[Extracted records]
# # # # # # #

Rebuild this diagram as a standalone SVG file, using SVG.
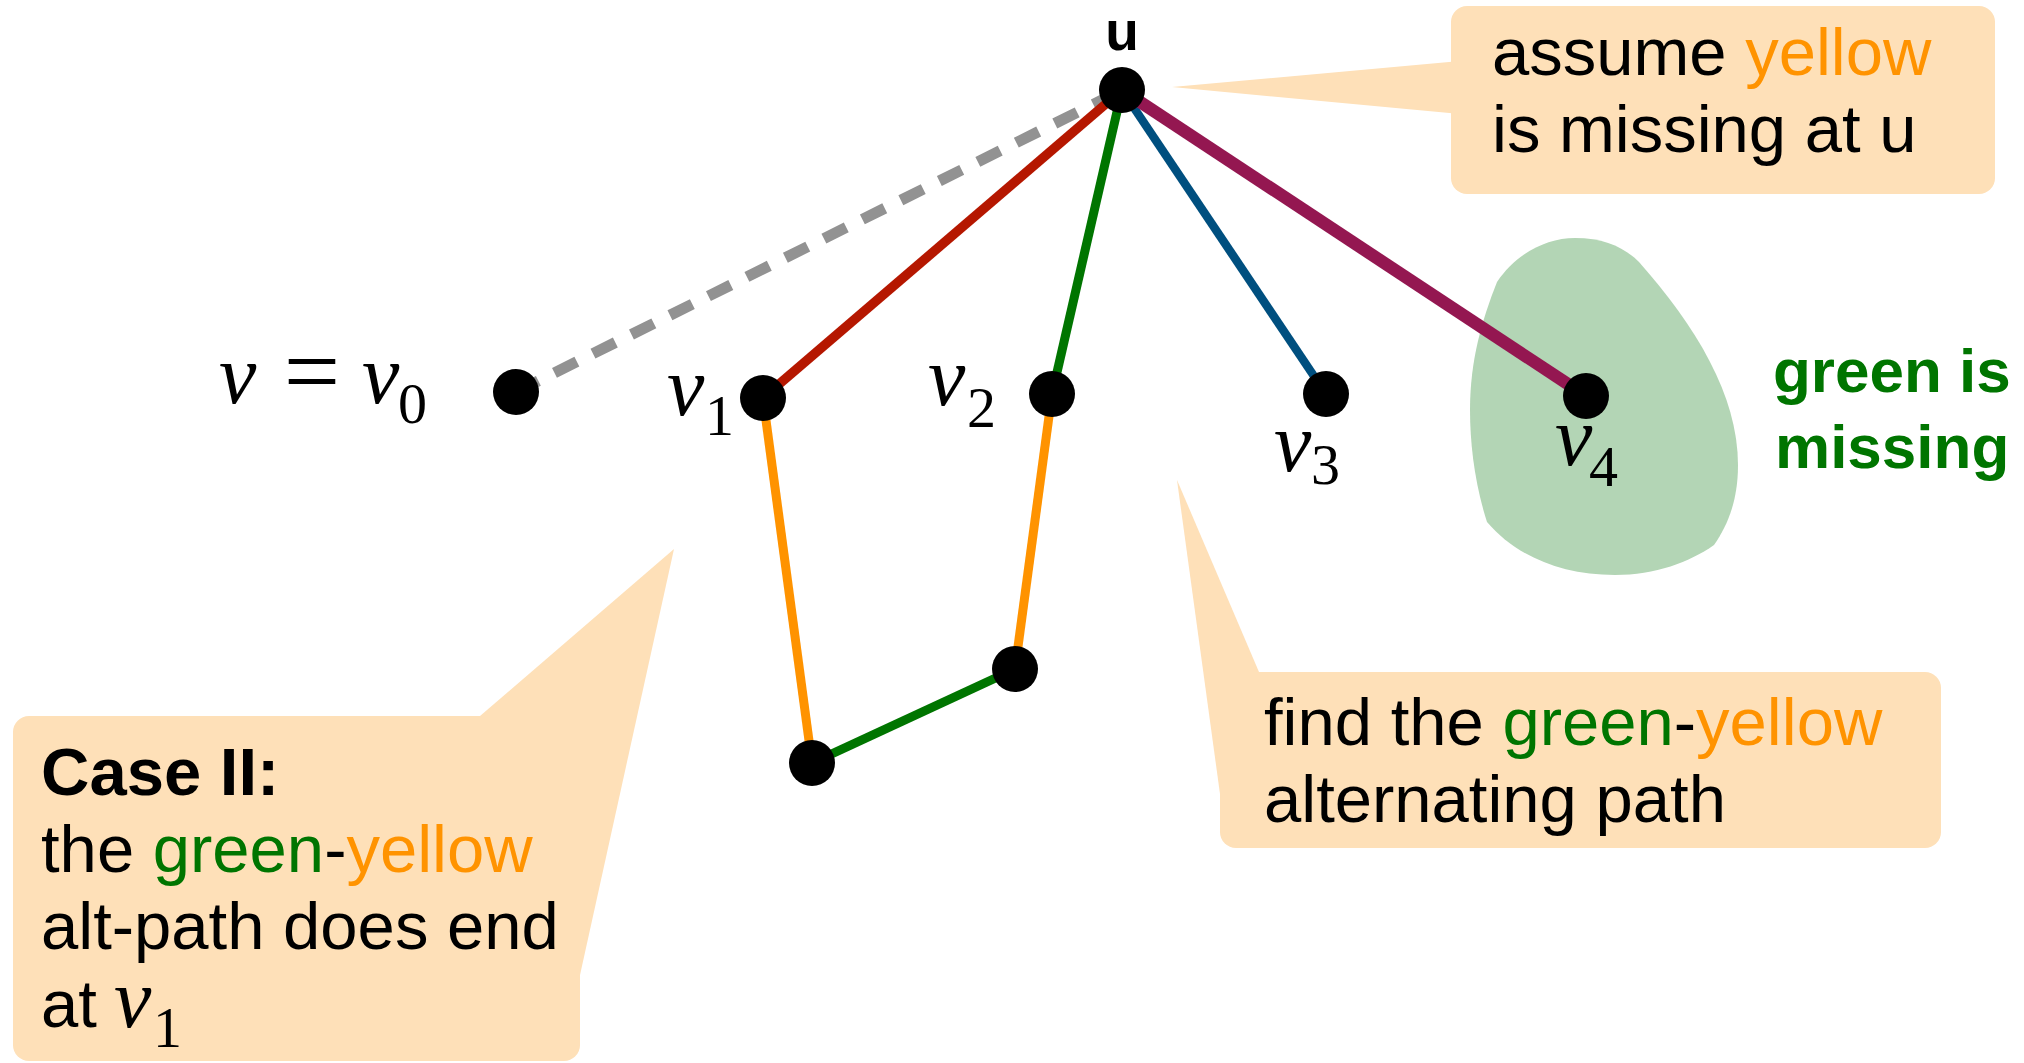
<svg xmlns="http://www.w3.org/2000/svg" width="2024" height="1063" viewBox="0 0 2024 1063">
<style>
.callout{fill:#FEE0B8;stroke:none}
.txt{font-family:"Liberation Sans",Arial,sans-serif;font-size:67px;fill:#000}
.b{font-weight:bold}
.or{fill:#FF9300}
.gr{fill:#007500}
.mi{font-family:"Liberation Serif","Times New Roman",serif;font-style:italic;font-size:84px;fill:#000}
.sub{font-family:"Liberation Serif","Times New Roman",serif;font-style:normal;font-size:58px;fill:#000}
.node{fill:#000}
.e{fill:none;stroke-linecap:butt}
</style>
<rect width="2024" height="1063" fill="#fff"/>
<g id="blob">
<path d="M1497,282 C1515,255 1545,238 1575,238 C1605,238 1625,248 1639,262 C1695,325 1738,395 1738,465 C1738,500 1728,525 1714,545 C1690,562 1655,575 1615,575 C1560,575 1515,555 1487,522 C1475,485 1470,445 1470,410 C1470,360 1482,320 1497,282 Z" fill="#B3D5B5"/>
</g>
<g id="callout-assume">
<rect class="callout" x="1451" y="6" width="544" height="188" rx="16"/>
<polygon class="callout" points="1460,61 1172,87 1460,114"/>
<text class="txt" x="1492" y="75">assume <tspan class="or">yellow</tspan></text>
<text class="txt" x="1492" y="152">is missing at u</text>
</g>
<g id="callout-find">
<rect class="callout" x="1220" y="672" width="721" height="176" rx="16"/>
<polygon class="callout" points="1177,480 1259,672 1259,794 1220,794"/>
<text class="txt" x="1264" y="745">find the <tspan class="gr">green</tspan>-<tspan class="or">yellow</tspan></text>
<text class="txt" x="1264" y="822">alternating path</text>
</g>
<g id="callout-case">
<rect class="callout" x="13" y="716" width="567" height="345" rx="16"/>
<polygon class="callout" points="480,716 674,549 580,975 480,975"/>
<text class="txt b" x="41" y="795">Case II:</text>
<text class="txt" x="41" y="872">the <tspan class="gr">green</tspan>-<tspan class="or">yellow</tspan></text>
<text class="txt" x="41" y="949">alt-path does end</text>
<text class="txt" x="41" y="1027">at <tspan class="mi" x="114">v</tspan><tspan class="sub" x="153" y="1047">1</tspan></text>
</g>
<g id="connectors">
<line class="e" x1="516" y1="392" x2="1122" y2="90" stroke="#929292" stroke-width="11" stroke-dasharray="25 18"/>
<line class="e" x1="763" y1="398" x2="1122" y2="90" stroke="#B51700" stroke-width="9.5"/>
<line class="e" x1="1052" y1="394" x2="1122" y2="90" stroke="#007500" stroke-width="9"/>
<line class="e" x1="1326" y1="394" x2="1122" y2="90" stroke="#004F7F" stroke-width="8.5"/>
<line class="e" x1="1586" y1="396" x2="1122" y2="90" stroke="#941751" stroke-width="12.5"/>
<line class="e" x1="763" y1="398" x2="812" y2="763" stroke="#FF9300" stroke-width="9"/>
<line class="e" x1="812" y1="763" x2="1015" y2="669" stroke="#007500" stroke-width="9"/>
<line class="e" x1="1015" y1="669" x2="1052" y2="394" stroke="#FF9300" stroke-width="9"/>
</g>
<g id="node-u">
<circle class="node" cx="1122" cy="90" r="23"/>
<text class="txt b" x="1122" y="50" text-anchor="middle" style="font-size:55px">u</text>
</g>
<g id="node-v0">
<circle class="node" cx="516" cy="392" r="23"/>
<text class="mi" x="219" y="403">v</text>
<text class="mi" x="312" y="405" text-anchor="middle" style="font-style:normal;font-size:100px">=</text>
<text class="mi" x="362" y="403">v</text>
<text class="sub" x="398" y="423">0</text>
</g>
<g id="node-v1">
<circle class="node" cx="763" cy="398" r="23"/>
<text class="mi" x="667" y="415">v</text>
<text class="sub" x="705" y="435">1</text>
</g>
<g id="node-v2">
<circle class="node" cx="1052" cy="394" r="23"/>
<text class="mi" x="928" y="405">v</text>
<text class="sub" x="967" y="427">2</text>
</g>
<g id="node-v3">
<circle class="node" cx="1326" cy="394" r="23"/>
<text class="mi" x="1274" y="471">v</text>
<text class="sub" x="1311" y="484">3</text>
</g>
<g id="node-v4">
<circle class="node" cx="1586" cy="396" r="23"/>
<text class="mi" x="1555" y="465">v</text>
<text class="sub" x="1589" y="486">4</text>
</g>
<g id="node-a">
<circle class="node" cx="1015" cy="669" r="23"/>
</g>
<g id="node-b">
<circle class="node" cx="812" cy="763" r="23"/>
</g>
<g id="label-green">
<text class="txt b gr" x="1773" y="392" style="font-size:62px">green is</text>
<text class="txt b gr" x="1775" y="468" style="font-size:62px">missing</text>
</g>
</svg>
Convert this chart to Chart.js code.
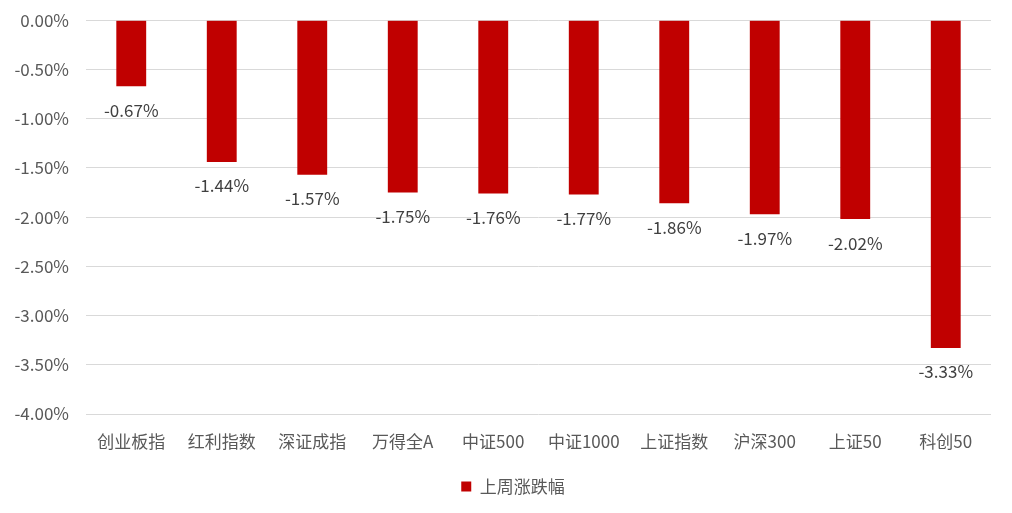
<!DOCTYPE html>
<html><head><meta charset="utf-8">
<script src="https://cdn.jsdelivr.net/npm/chart.js@4/dist/chart.umd.min.js"></script>
<style>html,body{margin:0;padding:0;background:#fff}#wrap{width:1012px;height:513px}</style>
</head><body><div id="wrap"><canvas id="c" width="1012" height="513"></canvas></div>
<script>
const categories = ['创业板指','红利指数','深证成指','万得全A','中证500','中证1000','上证指数','沪深300','上证50','科创50'];
const values = [-0.67,-1.44,-1.57,-1.75,-1.76,-1.77,-1.86,-1.97,-2.02,-3.33];
const seriesName = '上周涨跌幅';
const FONT = "'Noto Sans CJK SC','Microsoft YaHei',sans-serif";

const labelPlugin = {
  id:'valLabels',
  afterLayout(chart){
    if (chart.legend) { chart.legend.left = 35; }
  },
  afterDatasetsDraw(chart){
    const ctx = chart.ctx;
    const meta = chart.getDatasetMeta(0);
    ctx.save();
    ctx.font = '17px ' + FONT;
    ctx.fillStyle = '#404040';
    ctx.textAlign = 'center';
    ctx.textBaseline = 'middle';
    meta.data.forEach((bar,i)=>{
      ctx.fillText(values[i].toFixed(2)+'%', bar.x, bar.y + 24);
    });
    ctx.restore();
  }
};

new Chart(document.getElementById('c'), {
  type:'bar',
  data:{labels:categories, datasets:[{label:seriesName, data:values, backgroundColor:'#C00000', borderWidth:0, barPercentage:0.33, categoryPercentage:1}]},
  options:{
    responsive:false, animation:false,
    layout:{padding:{left:0,right:21,top:0,bottom:8}},
    plugins:{
      legend:{position:'bottom', labels:{boxWidth:10, boxHeight:10, color:'#595959', font:{family:FONT,size:17}, padding:10}},
      tooltip:{enabled:false}
    },
    scales:{
      x:{grid:{display:false}, border:{display:false},
         ticks:{color:'#595959', font:{family:FONT,size:17}, padding:9, maxRotation:0},
         afterFit(s){ s.height = 54; }},
      y:{min:-4, max:0, border:{display:false},
         grid:{color:'#D9D9D9', lineWidth:1, drawTicks:true, tickLength:7, tickColor:'rgba(0,0,0,0)'},
         ticks:{stepSize:0.5, color:'#595959', font:{family:FONT,size:17}, padding:10,
                callback:v=>v.toFixed(2)+'%'},
         afterFit(s){ s.width = 86; }}
    }
  },
  plugins:[labelPlugin]
});
</script></body></html>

# # # # # # #

## REQUIREMENT
Leave out the pictures and restate everything else word for word.

## ANSWER TO THE PROBLEM
Rebuild this diagram as a standalone SVG file, using SVG.
<svg xmlns="http://www.w3.org/2000/svg" width="2024" height="1063" viewBox="0 0 2024 1063">
<style>
.callout{fill:#FEE0B8;stroke:none}
.txt{font-family:"Liberation Sans",Arial,sans-serif;font-size:67px;fill:#000}
.b{font-weight:bold}
.or{fill:#FF9300}
.gr{fill:#007500}
.mi{font-family:"Liberation Serif","Times New Roman",serif;font-style:italic;font-size:84px;fill:#000}
.sub{font-family:"Liberation Serif","Times New Roman",serif;font-style:normal;font-size:58px;fill:#000}
.node{fill:#000}
.e{fill:none;stroke-linecap:butt}
</style>
<rect width="2024" height="1063" fill="#fff"/>
<g id="blob">
<path d="M1497,282 C1515,255 1545,238 1575,238 C1605,238 1625,248 1639,262 C1695,325 1738,395 1738,465 C1738,500 1728,525 1714,545 C1690,562 1655,575 1615,575 C1560,575 1515,555 1487,522 C1475,485 1470,445 1470,410 C1470,360 1482,320 1497,282 Z" fill="#B3D5B5"/>
</g>
<g id="callout-assume">
<rect class="callout" x="1451" y="6" width="544" height="188" rx="16"/>
<polygon class="callout" points="1460,61 1172,87 1460,114"/>
<text class="txt" x="1492" y="75">assume <tspan class="or">yellow</tspan></text>
<text class="txt" x="1492" y="152">is missing at u</text>
</g>
<g id="callout-find">
<rect class="callout" x="1220" y="672" width="721" height="176" rx="16"/>
<polygon class="callout" points="1177,480 1259,672 1259,794 1220,794"/>
<text class="txt" x="1264" y="745">find the <tspan class="gr">green</tspan>-<tspan class="or">yellow</tspan></text>
<text class="txt" x="1264" y="822">alternating path</text>
</g>
<g id="callout-case">
<rect class="callout" x="13" y="716" width="567" height="345" rx="16"/>
<polygon class="callout" points="480,716 674,549 580,975 480,975"/>
<text class="txt b" x="41" y="795">Case II:</text>
<text class="txt" x="41" y="872">the <tspan class="gr">green</tspan>-<tspan class="or">yellow</tspan></text>
<text class="txt" x="41" y="949">alt-path does end</text>
<text class="txt" x="41" y="1027">at <tspan class="mi" x="114">v</tspan><tspan class="sub" x="153" y="1047">1</tspan></text>
</g>
<g id="connectors">
<line class="e" x1="516" y1="392" x2="1122" y2="90" stroke="#929292" stroke-width="11" stroke-dasharray="25 18"/>
<line class="e" x1="763" y1="398" x2="1122" y2="90" stroke="#B51700" stroke-width="9.5"/>
<line class="e" x1="1052" y1="394" x2="1122" y2="90" stroke="#007500" stroke-width="9"/>
<line class="e" x1="1326" y1="394" x2="1122" y2="90" stroke="#004F7F" stroke-width="8.5"/>
<line class="e" x1="1586" y1="396" x2="1122" y2="90" stroke="#941751" stroke-width="12.5"/>
<line class="e" x1="763" y1="398" x2="812" y2="763" stroke="#FF9300" stroke-width="9"/>
<line class="e" x1="812" y1="763" x2="1015" y2="669" stroke="#007500" stroke-width="9"/>
<line class="e" x1="1015" y1="669" x2="1052" y2="394" stroke="#FF9300" stroke-width="9"/>
</g>
<g id="node-u">
<circle class="node" cx="1122" cy="90" r="23"/>
<text class="txt b" x="1122" y="50" text-anchor="middle" style="font-size:55px">u</text>
</g>
<g id="node-v0">
<circle class="node" cx="516" cy="392" r="23"/>
<text class="mi" x="219" y="403">v</text>
<text class="mi" x="312" y="405" text-anchor="middle" style="font-style:normal;font-size:100px">=</text>
<text class="mi" x="362" y="403">v</text>
<text class="sub" x="398" y="423">0</text>
</g>
<g id="node-v1">
<circle class="node" cx="763" cy="398" r="23"/>
<text class="mi" x="667" y="415">v</text>
<text class="sub" x="705" y="435">1</text>
</g>
<g id="node-v2">
<circle class="node" cx="1052" cy="394" r="23"/>
<text class="mi" x="928" y="405">v</text>
<text class="sub" x="967" y="427">2</text>
</g>
<g id="node-v3">
<circle class="node" cx="1326" cy="394" r="23"/>
<text class="mi" x="1274" y="471">v</text>
<text class="sub" x="1311" y="484">3</text>
</g>
<g id="node-v4">
<circle class="node" cx="1586" cy="396" r="23"/>
<text class="mi" x="1555" y="465">v</text>
<text class="sub" x="1589" y="486">4</text>
</g>
<g id="node-a">
<circle class="node" cx="1015" cy="669" r="23"/>
</g>
<g id="node-b">
<circle class="node" cx="812" cy="763" r="23"/>
</g>
<g id="label-green">
<text class="txt b gr" x="1773" y="392" style="font-size:62px">green is</text>
<text class="txt b gr" x="1775" y="468" style="font-size:62px">missing</text>
</g>
</svg>
Convert this chart to Chart.js code.
<!DOCTYPE html>
<html><head><meta charset="utf-8">
<script src="https://cdn.jsdelivr.net/npm/chart.js@4/dist/chart.umd.min.js"></script>
<style>html,body{margin:0;padding:0;background:#fff}#wrap{width:1012px;height:513px}</style>
</head><body><div id="wrap"><canvas id="c" width="1012" height="513"></canvas></div>
<script>
const categories = ['创业板指','红利指数','深证成指','万得全A','中证500','中证1000','上证指数','沪深300','上证50','科创50'];
const values = [-0.67,-1.44,-1.57,-1.75,-1.76,-1.77,-1.86,-1.97,-2.02,-3.33];
const seriesName = '上周涨跌幅';
const FONT = "'Noto Sans CJK SC','Microsoft YaHei',sans-serif";

const labelPlugin = {
  id:'valLabels',
  afterLayout(chart){
    if (chart.legend) { chart.legend.left = 35; }
  },
  afterDatasetsDraw(chart){
    const ctx = chart.ctx;
    const meta = chart.getDatasetMeta(0);
    ctx.save();
    ctx.font = '17px ' + FONT;
    ctx.fillStyle = '#404040';
    ctx.textAlign = 'center';
    ctx.textBaseline = 'middle';
    meta.data.forEach((bar,i)=>{
      ctx.fillText(values[i].toFixed(2)+'%', bar.x, bar.y + 24);
    });
    ctx.restore();
  }
};

new Chart(document.getElementById('c'), {
  type:'bar',
  data:{labels:categories, datasets:[{label:seriesName, data:values, backgroundColor:'#C00000', borderWidth:0, barPercentage:0.33, categoryPercentage:1}]},
  options:{
    responsive:false, animation:false,
    layout:{padding:{left:0,right:21,top:0,bottom:8}},
    plugins:{
      legend:{position:'bottom', labels:{boxWidth:10, boxHeight:10, color:'#595959', font:{family:FONT,size:17}, padding:10}},
      tooltip:{enabled:false}
    },
    scales:{
      x:{grid:{display:false}, border:{display:false},
         ticks:{color:'#595959', font:{family:FONT,size:17}, padding:9, maxRotation:0},
         afterFit(s){ s.height = 54; }},
      y:{min:-4, max:0, border:{display:false},
         grid:{color:'#D9D9D9', lineWidth:1, drawTicks:true, tickLength:7, tickColor:'rgba(0,0,0,0)'},
         ticks:{stepSize:0.5, color:'#595959', font:{family:FONT,size:17}, padding:10,
                callback:v=>v.toFixed(2)+'%'},
         afterFit(s){ s.width = 86; }}
    }
  },
  plugins:[labelPlugin]
});
</script></body></html>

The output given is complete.